— INFORMATION SHOWN —
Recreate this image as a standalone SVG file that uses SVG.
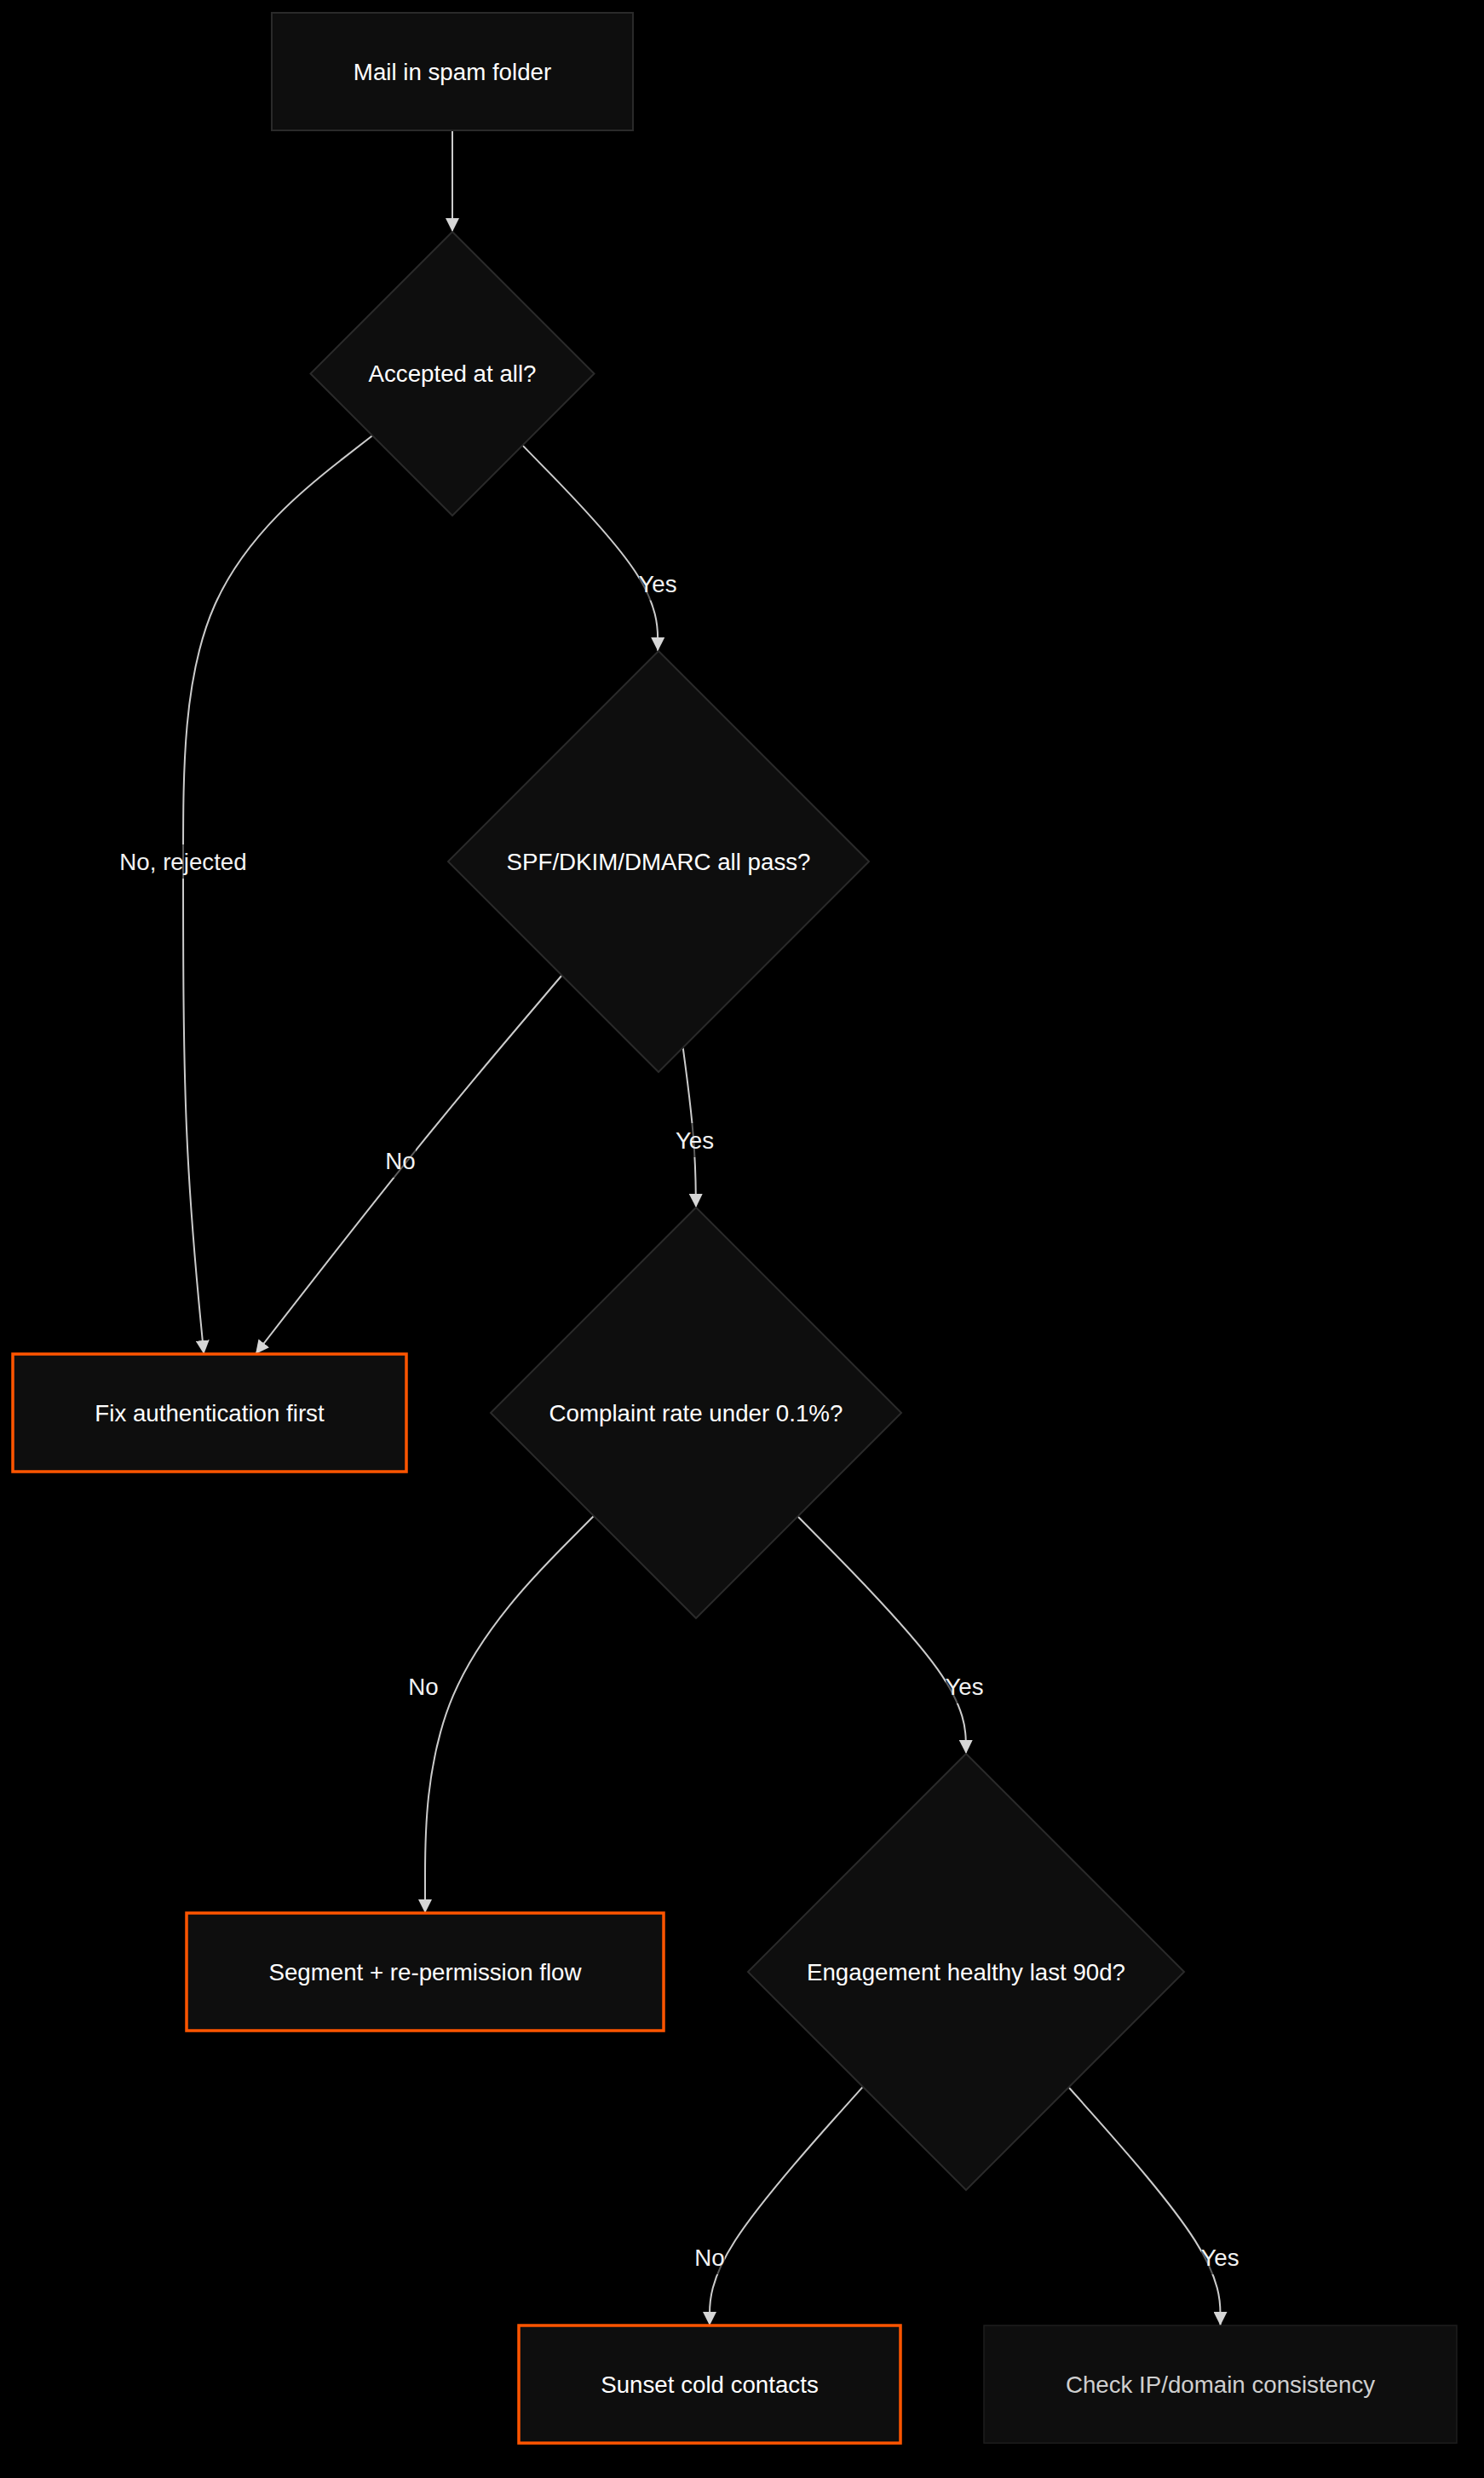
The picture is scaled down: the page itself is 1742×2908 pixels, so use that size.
<svg xmlns="http://www.w3.org/2000/svg" width="1742" height="2908" viewBox="0 0 1742 2908">
<style>
  .bg { fill: #000000; }
  .node rect, .node polygon { fill: #0e0e0e; stroke: #2a2a2a; stroke-width: 2; }
  .node.alert rect { stroke: #ff5500; stroke-width: 3.5; }
  .node.muted rect { stroke: #1e1e1e; stroke-width: 1.5; }
  .node text { font-family: "Liberation Sans", Arial, sans-serif; font-size: 27.7px; fill: #ffffff; text-anchor: middle; }
  .node.muted text { fill: #cfcfcf; }
  .edge { fill: none; stroke: #cccccc; stroke-width: 2; }
  .elabel rect { fill: #000000; fill-opacity: 0.55; }
  .elabel text { font-family: "Liberation Sans", Arial, sans-serif; font-size: 27.7px; fill: #f2f2f2; text-anchor: middle; }
</style>
<defs>
  <marker id="arrow" viewBox="0 0 10 10" refX="10" refY="5" markerWidth="16" markerHeight="16" markerUnits="userSpaceOnUse" orient="auto">
    <path d="M0,0 L10,5 L0,10 z" fill="#d6d6d6"/>
  </marker>
</defs>
<rect class="bg" x="0" y="0" width="1742" height="2908"/>

<g id="connectors">
  <path class="edge" marker-end="url(#arrow)" d="M531,153 L531,272"/>
  <path class="edge" marker-end="url(#arrow)" d="M437.4,511 L400.3,539.9 C363.3,568.8 289.1,626.7 252.1,710 C215,793.3 215,902.2 215,1011.1 C215,1120 215,1229 219.05,1325.3 C223.1,1421.7 231.2,1505.3 235.25,1547.2 L239.3,1589"/>
  <path class="edge" marker-end="url(#arrow)" d="M613.4,522.6 L639.8,549.6 C666.3,576.6 719.1,630.5 745.6,670.8 C772.1,711 772.1,737.5 772.2,750.75 L772.2,764"/>
  <path class="edge" marker-end="url(#arrow)" d="M659.6,1144.5 L632.2,1176.75 C604.7,1209 549.9,1273.5 489.9,1347.6 C430,1421.7 365,1505.3 332.5,1547.2 L300,1589"/>
  <path class="edge" marker-end="url(#arrow)" d="M801.7,1229.3 L804.1,1247.4 C806.5,1265.5 811.2,1301.8 813.8,1333 C816.3,1364.3 816.7,1390.7 816.8,1403.8 L817,1417"/>
  <path class="edge" marker-end="url(#arrow)" d="M697,1779 L664,1812.25 C631,1845.5 565,1912 532,1989.7 C499,2067.3 499,2156.2 499,2200.6 L499,2245"/>
  <path class="edge" marker-end="url(#arrow)" d="M936.4,1779.5 L969.2,1812.7 C1001.9,1845.8 1067.5,1912.2 1100.4,1958.6 C1133.3,2005 1133.7,2031.5 1133.8,2044.75 L1134,2058"/>
  <path class="edge" marker-end="url(#arrow)" d="M1012.9,2448.9 L982.9,2482.3 C952.9,2515.8 893,2582.6 863,2629.3 C833,2676 833,2702.5 833,2715.75 L833,2729"/>
  <path class="edge" marker-end="url(#arrow)" d="M1254.5,2449.5 L1284.2,2482.8 C1313.8,2516.2 1373.2,2582.8 1402.8,2629.4 C1432.5,2676 1432.5,2702.5 1432.5,2715.75 L1432.5,2729"/>

  <g class="elabel"><rect x="750" y="664.5" width="44" height="40"/><text x="772" y="694.5">Yes</text></g>
  <g class="elabel"><rect x="141" y="991" width="148" height="40"/><text x="215" y="1021">No, rejected</text></g>
  <g class="elabel"><rect x="452" y="1342" width="36" height="40"/><text x="470" y="1372">No</text></g>
  <g class="elabel"><rect x="793.5" y="1318" width="44" height="40"/><text x="815.5" y="1348">Yes</text></g>
  <g class="elabel"><rect x="479" y="1959" width="36" height="40"/><text x="497" y="1989">No</text></g>
  <g class="elabel"><rect x="1110" y="1959" width="44" height="40"/><text x="1132" y="1989">Yes</text></g>
  <g class="elabel"><rect x="815" y="2629" width="36" height="40"/><text x="833" y="2659">No</text></g>
  <g class="elabel"><rect x="1410" y="2629" width="44" height="40"/><text x="1432" y="2659">Yes</text></g>
</g>

<g id="n-start" class="node">
  <rect x="319" y="15" width="424" height="138"/>
  <text x="531" y="93.5">Mail in spam folder</text>
</g>
<g id="n-accepted" class="node">
  <polygon points="531,272 697.5,438.5 531,605 364.5,438.5"/>
  <text x="531" y="448">Accepted at all?</text>
</g>
<g id="n-auth" class="node">
  <polygon points="773,764 1020,1011 773,1258 526,1011"/>
  <text x="773" y="1020.5">SPF/DKIM/DMARC all pass?</text>
</g>
<g id="n-fixauth" class="node alert">
  <rect x="15" y="1589" width="462" height="138"/>
  <text x="246" y="1667.5">Fix authentication first</text>
</g>
<g id="n-complaint" class="node">
  <polygon points="817,1417 1058,1658 817,1899 576,1658"/>
  <text x="817" y="1667.5">Complaint rate under 0.1%?</text>
</g>
<g id="n-segment" class="node alert">
  <rect x="219" y="2245" width="560" height="138"/>
  <text x="499" y="2323.5">Segment + re-permission flow</text>
</g>
<g id="n-engagement" class="node">
  <polygon points="1134,2058 1390,2314 1134,2570 878,2314"/>
  <text x="1134" y="2323.5">Engagement healthy last 90d?</text>
</g>
<g id="n-sunset" class="node alert">
  <rect x="609" y="2729" width="448" height="138"/>
  <text x="833" y="2807.5">Sunset cold contacts</text>
</g>
<g id="n-checkip" class="node muted">
  <rect x="1155" y="2729" width="555" height="138"/>
  <text x="1432.5" y="2807.5">Check IP/domain consistency</text>
</g>
</svg>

— WHAT TO DO —
Without the pictures, output the full listing exactly as it stands.

— FULL SOLUTION —
Recreate this image as a standalone SVG file that uses SVG.
The picture is scaled down: the page itself is 1742×2908 pixels, so use that size.
<svg xmlns="http://www.w3.org/2000/svg" width="1742" height="2908" viewBox="0 0 1742 2908">
<style>
  .bg { fill: #000000; }
  .node rect, .node polygon { fill: #0e0e0e; stroke: #2a2a2a; stroke-width: 2; }
  .node.alert rect { stroke: #ff5500; stroke-width: 3.5; }
  .node.muted rect { stroke: #1e1e1e; stroke-width: 1.5; }
  .node text { font-family: "Liberation Sans", Arial, sans-serif; font-size: 27.7px; fill: #ffffff; text-anchor: middle; }
  .node.muted text { fill: #cfcfcf; }
  .edge { fill: none; stroke: #cccccc; stroke-width: 2; }
  .elabel rect { fill: #000000; fill-opacity: 0.55; }
  .elabel text { font-family: "Liberation Sans", Arial, sans-serif; font-size: 27.7px; fill: #f2f2f2; text-anchor: middle; }
</style>
<defs>
  <marker id="arrow" viewBox="0 0 10 10" refX="10" refY="5" markerWidth="16" markerHeight="16" markerUnits="userSpaceOnUse" orient="auto">
    <path d="M0,0 L10,5 L0,10 z" fill="#d6d6d6"/>
  </marker>
</defs>
<rect class="bg" x="0" y="0" width="1742" height="2908"/>

<g id="connectors">
  <path class="edge" marker-end="url(#arrow)" d="M531,153 L531,272"/>
  <path class="edge" marker-end="url(#arrow)" d="M437.4,511 L400.3,539.9 C363.3,568.8 289.1,626.7 252.1,710 C215,793.3 215,902.2 215,1011.1 C215,1120 215,1229 219.05,1325.3 C223.1,1421.7 231.2,1505.3 235.25,1547.2 L239.3,1589"/>
  <path class="edge" marker-end="url(#arrow)" d="M613.4,522.6 L639.8,549.6 C666.3,576.6 719.1,630.5 745.6,670.8 C772.1,711 772.1,737.5 772.2,750.75 L772.2,764"/>
  <path class="edge" marker-end="url(#arrow)" d="M659.6,1144.5 L632.2,1176.75 C604.7,1209 549.9,1273.5 489.9,1347.6 C430,1421.7 365,1505.3 332.5,1547.2 L300,1589"/>
  <path class="edge" marker-end="url(#arrow)" d="M801.7,1229.3 L804.1,1247.4 C806.5,1265.5 811.2,1301.8 813.8,1333 C816.3,1364.3 816.7,1390.7 816.8,1403.8 L817,1417"/>
  <path class="edge" marker-end="url(#arrow)" d="M697,1779 L664,1812.25 C631,1845.5 565,1912 532,1989.7 C499,2067.3 499,2156.2 499,2200.6 L499,2245"/>
  <path class="edge" marker-end="url(#arrow)" d="M936.4,1779.5 L969.2,1812.7 C1001.9,1845.8 1067.5,1912.2 1100.4,1958.6 C1133.3,2005 1133.7,2031.5 1133.8,2044.75 L1134,2058"/>
  <path class="edge" marker-end="url(#arrow)" d="M1012.9,2448.9 L982.9,2482.3 C952.9,2515.8 893,2582.6 863,2629.3 C833,2676 833,2702.5 833,2715.75 L833,2729"/>
  <path class="edge" marker-end="url(#arrow)" d="M1254.5,2449.5 L1284.2,2482.8 C1313.8,2516.2 1373.2,2582.8 1402.8,2629.4 C1432.5,2676 1432.5,2702.5 1432.5,2715.75 L1432.5,2729"/>

  <g class="elabel"><rect x="750" y="664.5" width="44" height="40"/><text x="772" y="694.5">Yes</text></g>
  <g class="elabel"><rect x="141" y="991" width="148" height="40"/><text x="215" y="1021">No, rejected</text></g>
  <g class="elabel"><rect x="452" y="1342" width="36" height="40"/><text x="470" y="1372">No</text></g>
  <g class="elabel"><rect x="793.5" y="1318" width="44" height="40"/><text x="815.5" y="1348">Yes</text></g>
  <g class="elabel"><rect x="479" y="1959" width="36" height="40"/><text x="497" y="1989">No</text></g>
  <g class="elabel"><rect x="1110" y="1959" width="44" height="40"/><text x="1132" y="1989">Yes</text></g>
  <g class="elabel"><rect x="815" y="2629" width="36" height="40"/><text x="833" y="2659">No</text></g>
  <g class="elabel"><rect x="1410" y="2629" width="44" height="40"/><text x="1432" y="2659">Yes</text></g>
</g>

<g id="n-start" class="node">
  <rect x="319" y="15" width="424" height="138"/>
  <text x="531" y="93.5">Mail in spam folder</text>
</g>
<g id="n-accepted" class="node">
  <polygon points="531,272 697.5,438.5 531,605 364.5,438.5"/>
  <text x="531" y="448">Accepted at all?</text>
</g>
<g id="n-auth" class="node">
  <polygon points="773,764 1020,1011 773,1258 526,1011"/>
  <text x="773" y="1020.5">SPF/DKIM/DMARC all pass?</text>
</g>
<g id="n-fixauth" class="node alert">
  <rect x="15" y="1589" width="462" height="138"/>
  <text x="246" y="1667.5">Fix authentication first</text>
</g>
<g id="n-complaint" class="node">
  <polygon points="817,1417 1058,1658 817,1899 576,1658"/>
  <text x="817" y="1667.5">Complaint rate under 0.1%?</text>
</g>
<g id="n-segment" class="node alert">
  <rect x="219" y="2245" width="560" height="138"/>
  <text x="499" y="2323.5">Segment + re-permission flow</text>
</g>
<g id="n-engagement" class="node">
  <polygon points="1134,2058 1390,2314 1134,2570 878,2314"/>
  <text x="1134" y="2323.5">Engagement healthy last 90d?</text>
</g>
<g id="n-sunset" class="node alert">
  <rect x="609" y="2729" width="448" height="138"/>
  <text x="833" y="2807.5">Sunset cold contacts</text>
</g>
<g id="n-checkip" class="node muted">
  <rect x="1155" y="2729" width="555" height="138"/>
  <text x="1432.5" y="2807.5">Check IP/domain consistency</text>
</g>
</svg>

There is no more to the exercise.